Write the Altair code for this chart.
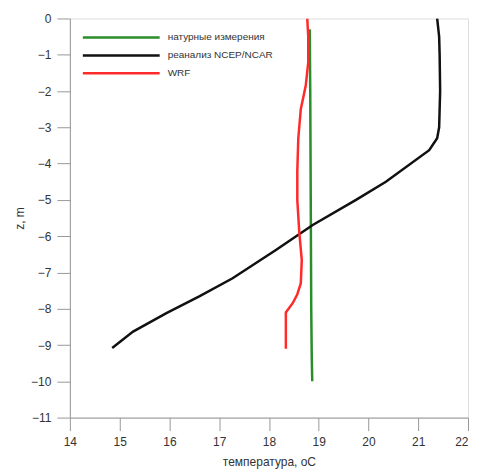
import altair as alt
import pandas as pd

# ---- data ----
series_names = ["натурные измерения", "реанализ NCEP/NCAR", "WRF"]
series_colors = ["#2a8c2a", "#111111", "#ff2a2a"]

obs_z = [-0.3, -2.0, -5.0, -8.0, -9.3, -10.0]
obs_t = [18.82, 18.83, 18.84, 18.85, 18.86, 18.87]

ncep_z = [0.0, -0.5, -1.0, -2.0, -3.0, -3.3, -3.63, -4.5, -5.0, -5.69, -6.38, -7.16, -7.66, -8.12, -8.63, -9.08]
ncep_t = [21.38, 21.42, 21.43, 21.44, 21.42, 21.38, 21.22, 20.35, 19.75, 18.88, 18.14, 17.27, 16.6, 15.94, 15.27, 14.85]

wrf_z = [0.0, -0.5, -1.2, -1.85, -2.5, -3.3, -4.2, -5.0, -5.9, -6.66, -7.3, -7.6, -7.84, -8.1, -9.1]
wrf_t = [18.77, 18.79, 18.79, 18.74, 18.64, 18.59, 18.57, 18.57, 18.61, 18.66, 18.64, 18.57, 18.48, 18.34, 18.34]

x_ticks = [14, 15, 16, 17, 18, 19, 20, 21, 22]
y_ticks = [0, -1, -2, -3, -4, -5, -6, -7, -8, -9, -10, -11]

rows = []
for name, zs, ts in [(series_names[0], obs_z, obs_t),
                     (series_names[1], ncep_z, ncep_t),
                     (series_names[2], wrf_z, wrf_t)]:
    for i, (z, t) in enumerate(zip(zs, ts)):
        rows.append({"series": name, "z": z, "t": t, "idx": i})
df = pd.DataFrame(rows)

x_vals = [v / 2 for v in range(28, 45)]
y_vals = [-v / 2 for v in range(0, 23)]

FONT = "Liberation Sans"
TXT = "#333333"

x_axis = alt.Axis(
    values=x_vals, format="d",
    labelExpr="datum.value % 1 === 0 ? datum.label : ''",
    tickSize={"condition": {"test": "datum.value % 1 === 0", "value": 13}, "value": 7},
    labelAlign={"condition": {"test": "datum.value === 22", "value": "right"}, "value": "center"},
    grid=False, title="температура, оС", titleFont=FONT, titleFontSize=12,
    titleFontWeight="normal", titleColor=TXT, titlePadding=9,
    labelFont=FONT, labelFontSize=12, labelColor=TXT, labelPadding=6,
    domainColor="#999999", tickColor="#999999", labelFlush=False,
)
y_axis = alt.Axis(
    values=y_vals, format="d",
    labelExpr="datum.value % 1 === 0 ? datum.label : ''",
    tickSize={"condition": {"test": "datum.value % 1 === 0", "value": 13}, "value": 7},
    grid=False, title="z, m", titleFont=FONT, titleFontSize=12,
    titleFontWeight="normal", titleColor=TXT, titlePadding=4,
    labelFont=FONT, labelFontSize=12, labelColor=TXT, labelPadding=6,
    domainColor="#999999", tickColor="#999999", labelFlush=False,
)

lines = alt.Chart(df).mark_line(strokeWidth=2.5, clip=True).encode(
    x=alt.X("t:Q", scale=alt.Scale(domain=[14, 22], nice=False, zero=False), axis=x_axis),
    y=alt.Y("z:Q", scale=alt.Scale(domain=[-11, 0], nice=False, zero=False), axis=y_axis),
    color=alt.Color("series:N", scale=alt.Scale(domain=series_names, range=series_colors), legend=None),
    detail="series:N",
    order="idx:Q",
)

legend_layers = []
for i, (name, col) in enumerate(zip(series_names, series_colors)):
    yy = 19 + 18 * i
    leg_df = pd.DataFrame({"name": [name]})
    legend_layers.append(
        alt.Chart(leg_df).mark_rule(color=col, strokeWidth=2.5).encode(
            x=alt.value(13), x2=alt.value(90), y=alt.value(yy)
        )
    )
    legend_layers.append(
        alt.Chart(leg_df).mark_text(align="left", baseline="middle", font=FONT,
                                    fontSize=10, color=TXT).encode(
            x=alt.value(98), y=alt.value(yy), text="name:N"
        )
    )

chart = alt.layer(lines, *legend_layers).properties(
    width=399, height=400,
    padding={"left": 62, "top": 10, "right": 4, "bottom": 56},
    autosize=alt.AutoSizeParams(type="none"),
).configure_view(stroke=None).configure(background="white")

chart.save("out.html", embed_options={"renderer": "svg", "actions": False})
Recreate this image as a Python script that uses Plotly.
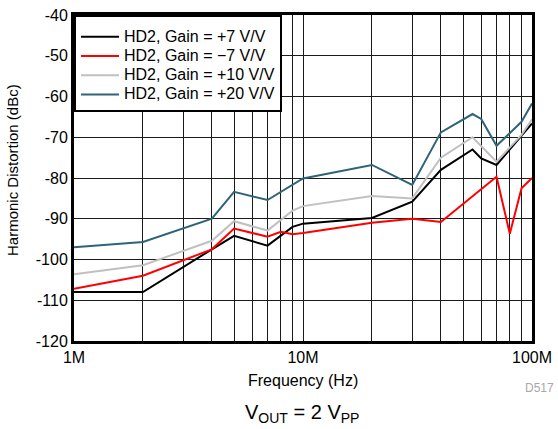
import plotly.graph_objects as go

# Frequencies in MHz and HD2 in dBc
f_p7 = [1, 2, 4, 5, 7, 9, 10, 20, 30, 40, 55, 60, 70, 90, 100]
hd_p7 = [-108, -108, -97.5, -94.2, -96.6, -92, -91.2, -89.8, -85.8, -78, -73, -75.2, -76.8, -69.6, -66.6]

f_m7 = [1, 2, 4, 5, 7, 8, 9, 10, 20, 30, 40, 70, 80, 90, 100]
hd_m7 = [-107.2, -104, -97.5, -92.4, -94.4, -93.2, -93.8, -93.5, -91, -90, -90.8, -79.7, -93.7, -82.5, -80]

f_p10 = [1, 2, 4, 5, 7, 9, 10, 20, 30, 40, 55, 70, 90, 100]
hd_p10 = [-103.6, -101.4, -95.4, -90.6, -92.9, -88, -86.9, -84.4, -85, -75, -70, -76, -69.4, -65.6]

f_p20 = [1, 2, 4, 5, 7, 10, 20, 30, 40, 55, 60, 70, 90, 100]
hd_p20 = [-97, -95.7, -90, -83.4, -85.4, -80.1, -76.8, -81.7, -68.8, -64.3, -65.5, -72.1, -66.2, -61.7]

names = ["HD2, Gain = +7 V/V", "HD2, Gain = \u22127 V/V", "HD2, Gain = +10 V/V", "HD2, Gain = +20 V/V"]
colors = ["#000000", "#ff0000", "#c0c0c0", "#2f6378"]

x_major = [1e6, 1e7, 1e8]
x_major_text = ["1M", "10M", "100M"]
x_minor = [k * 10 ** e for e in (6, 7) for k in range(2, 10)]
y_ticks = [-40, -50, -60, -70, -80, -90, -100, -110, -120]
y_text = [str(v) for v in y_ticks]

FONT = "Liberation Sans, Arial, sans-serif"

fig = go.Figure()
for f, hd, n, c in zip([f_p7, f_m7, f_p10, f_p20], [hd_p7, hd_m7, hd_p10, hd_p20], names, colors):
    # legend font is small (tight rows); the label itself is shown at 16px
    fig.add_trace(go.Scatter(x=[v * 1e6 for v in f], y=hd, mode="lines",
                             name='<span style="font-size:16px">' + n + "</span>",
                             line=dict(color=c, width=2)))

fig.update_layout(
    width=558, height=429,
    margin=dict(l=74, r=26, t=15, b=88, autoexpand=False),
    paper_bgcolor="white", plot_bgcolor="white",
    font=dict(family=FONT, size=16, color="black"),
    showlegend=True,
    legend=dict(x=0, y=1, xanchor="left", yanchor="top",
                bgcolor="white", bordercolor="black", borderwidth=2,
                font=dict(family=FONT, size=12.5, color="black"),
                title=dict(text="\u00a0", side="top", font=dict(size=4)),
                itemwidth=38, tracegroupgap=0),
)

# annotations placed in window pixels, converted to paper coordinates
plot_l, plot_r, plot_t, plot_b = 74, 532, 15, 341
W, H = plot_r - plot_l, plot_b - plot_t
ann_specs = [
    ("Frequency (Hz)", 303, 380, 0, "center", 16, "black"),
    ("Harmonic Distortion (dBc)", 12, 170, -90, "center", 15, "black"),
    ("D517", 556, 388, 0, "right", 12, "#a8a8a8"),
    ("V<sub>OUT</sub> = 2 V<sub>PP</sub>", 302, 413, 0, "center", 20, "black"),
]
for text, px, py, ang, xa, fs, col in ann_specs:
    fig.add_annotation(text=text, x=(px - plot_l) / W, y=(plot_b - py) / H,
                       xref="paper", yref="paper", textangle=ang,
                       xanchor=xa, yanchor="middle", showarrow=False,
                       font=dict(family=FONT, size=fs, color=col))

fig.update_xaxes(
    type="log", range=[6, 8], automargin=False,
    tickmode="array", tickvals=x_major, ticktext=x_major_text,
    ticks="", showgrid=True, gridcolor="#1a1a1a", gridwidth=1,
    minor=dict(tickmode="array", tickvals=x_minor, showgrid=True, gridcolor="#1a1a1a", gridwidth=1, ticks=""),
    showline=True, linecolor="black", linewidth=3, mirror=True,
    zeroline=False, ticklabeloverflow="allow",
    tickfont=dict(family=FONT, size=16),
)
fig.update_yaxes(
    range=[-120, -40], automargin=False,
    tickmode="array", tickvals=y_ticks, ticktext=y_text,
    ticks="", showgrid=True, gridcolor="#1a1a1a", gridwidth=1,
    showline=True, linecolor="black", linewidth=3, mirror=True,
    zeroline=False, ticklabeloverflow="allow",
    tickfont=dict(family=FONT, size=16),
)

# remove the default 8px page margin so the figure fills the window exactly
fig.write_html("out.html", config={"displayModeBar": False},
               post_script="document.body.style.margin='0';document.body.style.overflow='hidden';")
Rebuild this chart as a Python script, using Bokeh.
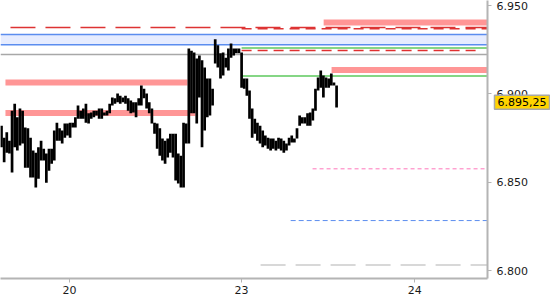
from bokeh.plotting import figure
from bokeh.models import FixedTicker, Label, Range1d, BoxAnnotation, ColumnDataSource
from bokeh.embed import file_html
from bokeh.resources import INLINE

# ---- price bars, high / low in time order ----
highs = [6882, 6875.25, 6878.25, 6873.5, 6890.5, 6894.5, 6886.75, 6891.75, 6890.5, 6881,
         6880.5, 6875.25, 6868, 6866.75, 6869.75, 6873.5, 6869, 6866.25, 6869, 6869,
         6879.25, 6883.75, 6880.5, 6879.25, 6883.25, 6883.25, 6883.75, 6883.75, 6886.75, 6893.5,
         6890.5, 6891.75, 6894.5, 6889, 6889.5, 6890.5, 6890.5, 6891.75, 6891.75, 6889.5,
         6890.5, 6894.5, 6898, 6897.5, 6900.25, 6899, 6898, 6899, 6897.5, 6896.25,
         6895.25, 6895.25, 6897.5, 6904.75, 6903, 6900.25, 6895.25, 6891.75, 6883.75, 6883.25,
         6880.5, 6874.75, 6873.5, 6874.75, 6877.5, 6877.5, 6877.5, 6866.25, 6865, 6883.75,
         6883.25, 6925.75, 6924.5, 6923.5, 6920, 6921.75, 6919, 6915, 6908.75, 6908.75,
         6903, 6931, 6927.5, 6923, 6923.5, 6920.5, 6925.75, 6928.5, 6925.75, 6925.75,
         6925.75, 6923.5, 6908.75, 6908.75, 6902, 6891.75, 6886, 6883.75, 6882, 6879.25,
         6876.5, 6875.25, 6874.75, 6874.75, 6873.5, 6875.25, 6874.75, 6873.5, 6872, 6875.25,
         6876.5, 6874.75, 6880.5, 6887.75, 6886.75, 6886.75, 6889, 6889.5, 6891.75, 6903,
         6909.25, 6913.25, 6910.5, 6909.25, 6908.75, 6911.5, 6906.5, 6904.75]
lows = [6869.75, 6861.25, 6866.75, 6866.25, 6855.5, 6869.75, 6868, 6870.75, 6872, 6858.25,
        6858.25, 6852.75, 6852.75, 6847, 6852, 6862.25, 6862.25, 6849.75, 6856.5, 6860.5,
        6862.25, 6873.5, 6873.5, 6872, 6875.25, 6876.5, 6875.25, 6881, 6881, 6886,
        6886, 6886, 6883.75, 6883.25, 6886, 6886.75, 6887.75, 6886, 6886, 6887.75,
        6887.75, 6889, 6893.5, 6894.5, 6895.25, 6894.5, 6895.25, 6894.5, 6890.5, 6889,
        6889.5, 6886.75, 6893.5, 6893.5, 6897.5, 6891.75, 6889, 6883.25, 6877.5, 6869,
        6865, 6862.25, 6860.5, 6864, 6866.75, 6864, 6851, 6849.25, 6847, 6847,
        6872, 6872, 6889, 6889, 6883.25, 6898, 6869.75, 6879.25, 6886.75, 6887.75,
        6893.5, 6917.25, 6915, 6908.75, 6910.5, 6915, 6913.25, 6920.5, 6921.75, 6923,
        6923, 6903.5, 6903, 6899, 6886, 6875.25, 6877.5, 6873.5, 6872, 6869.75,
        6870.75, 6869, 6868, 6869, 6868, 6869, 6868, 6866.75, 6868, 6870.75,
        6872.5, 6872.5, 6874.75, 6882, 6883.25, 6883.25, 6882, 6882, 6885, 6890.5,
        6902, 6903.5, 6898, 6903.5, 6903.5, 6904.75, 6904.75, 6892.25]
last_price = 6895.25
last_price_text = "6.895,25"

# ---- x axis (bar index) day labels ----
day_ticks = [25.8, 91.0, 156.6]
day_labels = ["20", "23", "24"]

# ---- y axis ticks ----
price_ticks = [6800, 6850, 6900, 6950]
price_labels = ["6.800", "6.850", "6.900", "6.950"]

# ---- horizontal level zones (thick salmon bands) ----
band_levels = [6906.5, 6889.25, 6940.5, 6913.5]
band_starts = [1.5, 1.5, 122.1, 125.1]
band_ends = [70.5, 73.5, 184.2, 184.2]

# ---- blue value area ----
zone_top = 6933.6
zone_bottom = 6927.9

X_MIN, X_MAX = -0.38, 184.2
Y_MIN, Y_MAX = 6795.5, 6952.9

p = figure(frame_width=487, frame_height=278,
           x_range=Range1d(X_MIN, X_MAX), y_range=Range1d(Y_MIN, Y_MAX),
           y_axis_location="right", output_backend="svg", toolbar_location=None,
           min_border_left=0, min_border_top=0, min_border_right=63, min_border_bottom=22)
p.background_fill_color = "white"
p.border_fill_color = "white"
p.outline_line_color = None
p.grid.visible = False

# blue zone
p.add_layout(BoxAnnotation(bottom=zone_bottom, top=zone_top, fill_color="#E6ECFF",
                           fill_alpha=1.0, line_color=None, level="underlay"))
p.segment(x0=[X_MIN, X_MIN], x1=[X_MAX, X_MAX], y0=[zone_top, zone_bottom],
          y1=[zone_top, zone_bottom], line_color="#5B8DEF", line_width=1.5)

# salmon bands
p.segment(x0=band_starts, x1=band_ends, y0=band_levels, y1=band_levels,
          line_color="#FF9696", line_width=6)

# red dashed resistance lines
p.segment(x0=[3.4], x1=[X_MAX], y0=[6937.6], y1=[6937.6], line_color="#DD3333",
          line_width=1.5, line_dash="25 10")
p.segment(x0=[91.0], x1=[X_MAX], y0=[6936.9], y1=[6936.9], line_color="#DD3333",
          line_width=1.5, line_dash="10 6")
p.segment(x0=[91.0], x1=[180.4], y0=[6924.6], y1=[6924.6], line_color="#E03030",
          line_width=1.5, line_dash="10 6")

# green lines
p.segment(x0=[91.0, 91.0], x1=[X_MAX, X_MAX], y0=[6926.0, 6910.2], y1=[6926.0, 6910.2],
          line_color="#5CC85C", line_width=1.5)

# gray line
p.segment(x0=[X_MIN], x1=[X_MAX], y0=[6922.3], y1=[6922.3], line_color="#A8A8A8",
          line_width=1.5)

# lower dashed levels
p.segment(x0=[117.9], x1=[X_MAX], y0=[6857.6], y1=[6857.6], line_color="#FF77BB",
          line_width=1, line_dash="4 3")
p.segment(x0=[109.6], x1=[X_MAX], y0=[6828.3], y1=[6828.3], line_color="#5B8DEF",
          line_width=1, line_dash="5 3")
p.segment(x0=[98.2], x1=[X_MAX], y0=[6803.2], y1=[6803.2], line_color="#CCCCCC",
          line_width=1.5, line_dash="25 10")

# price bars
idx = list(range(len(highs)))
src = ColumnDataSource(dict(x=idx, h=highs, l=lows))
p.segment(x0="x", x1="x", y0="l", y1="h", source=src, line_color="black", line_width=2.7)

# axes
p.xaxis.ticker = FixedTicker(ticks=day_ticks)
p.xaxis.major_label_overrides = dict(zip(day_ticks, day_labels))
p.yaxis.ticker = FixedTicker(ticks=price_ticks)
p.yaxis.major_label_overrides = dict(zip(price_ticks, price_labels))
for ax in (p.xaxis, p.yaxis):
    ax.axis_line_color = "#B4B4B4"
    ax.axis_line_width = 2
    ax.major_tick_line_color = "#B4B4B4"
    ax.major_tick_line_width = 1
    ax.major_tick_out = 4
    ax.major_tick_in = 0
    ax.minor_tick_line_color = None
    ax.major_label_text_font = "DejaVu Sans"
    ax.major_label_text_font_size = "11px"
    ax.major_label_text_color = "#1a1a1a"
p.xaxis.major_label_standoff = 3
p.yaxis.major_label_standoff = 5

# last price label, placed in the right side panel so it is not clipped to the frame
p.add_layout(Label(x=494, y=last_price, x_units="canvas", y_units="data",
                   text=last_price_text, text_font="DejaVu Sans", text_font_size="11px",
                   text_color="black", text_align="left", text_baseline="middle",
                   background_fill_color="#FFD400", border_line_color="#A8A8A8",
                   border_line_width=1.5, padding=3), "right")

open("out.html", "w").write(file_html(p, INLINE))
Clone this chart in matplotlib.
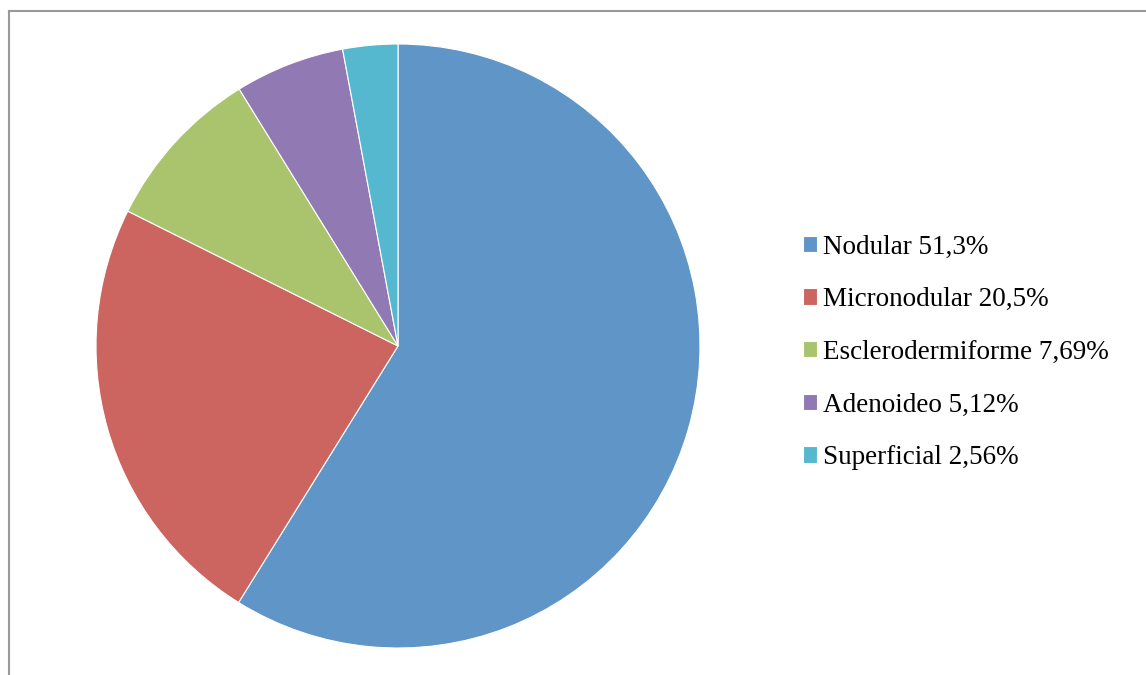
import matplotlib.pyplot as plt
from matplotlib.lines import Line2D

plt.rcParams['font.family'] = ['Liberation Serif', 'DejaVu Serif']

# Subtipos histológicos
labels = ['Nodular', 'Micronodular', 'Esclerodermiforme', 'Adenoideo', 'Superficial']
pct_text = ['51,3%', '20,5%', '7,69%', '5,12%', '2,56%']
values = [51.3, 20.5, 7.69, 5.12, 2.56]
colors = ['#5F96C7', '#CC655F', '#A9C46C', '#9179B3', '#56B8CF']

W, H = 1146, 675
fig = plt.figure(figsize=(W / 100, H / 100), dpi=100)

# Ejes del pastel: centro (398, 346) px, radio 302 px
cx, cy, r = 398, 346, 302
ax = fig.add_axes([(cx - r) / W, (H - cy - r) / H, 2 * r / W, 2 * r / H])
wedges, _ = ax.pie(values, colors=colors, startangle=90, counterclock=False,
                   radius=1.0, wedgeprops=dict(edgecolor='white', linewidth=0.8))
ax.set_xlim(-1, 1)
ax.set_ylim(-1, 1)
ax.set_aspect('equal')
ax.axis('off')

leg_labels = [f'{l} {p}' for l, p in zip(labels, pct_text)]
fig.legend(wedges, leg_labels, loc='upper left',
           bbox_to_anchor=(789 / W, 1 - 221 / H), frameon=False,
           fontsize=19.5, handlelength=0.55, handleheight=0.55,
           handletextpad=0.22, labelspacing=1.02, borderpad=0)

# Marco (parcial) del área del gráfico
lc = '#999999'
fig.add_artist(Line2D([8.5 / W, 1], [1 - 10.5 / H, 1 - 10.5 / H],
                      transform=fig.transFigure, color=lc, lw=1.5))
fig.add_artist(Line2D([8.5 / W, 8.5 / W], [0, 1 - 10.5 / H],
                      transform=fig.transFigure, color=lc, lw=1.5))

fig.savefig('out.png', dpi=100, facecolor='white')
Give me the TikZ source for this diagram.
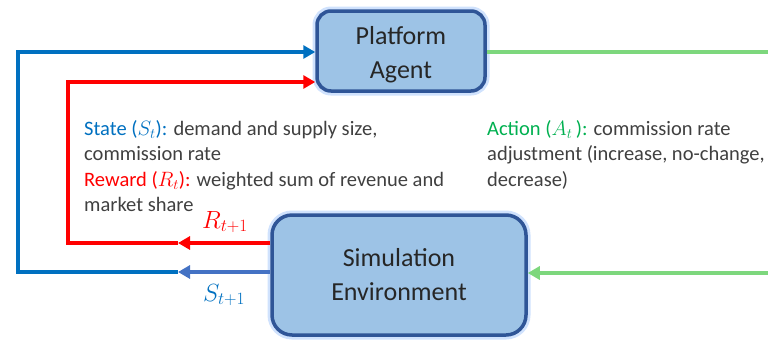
___
Transcribe exactly, with no pictures, the lines running from the first line of the material through the line holding "obs_t = [18.82, 18.83, 18.84, 18.85, 18.86, 18.87]".

Write the Altair code for this chart.
import altair as alt
import pandas as pd

# ---- data ----
series_names = ["натурные измерения", "реанализ NCEP/NCAR", "WRF"]
series_colors = ["#2a8c2a", "#111111", "#ff2a2a"]

obs_z = [-0.3, -2.0, -5.0, -8.0, -9.3, -10.0]
obs_t = [18.82, 18.83, 18.84, 18.85, 18.86, 18.87]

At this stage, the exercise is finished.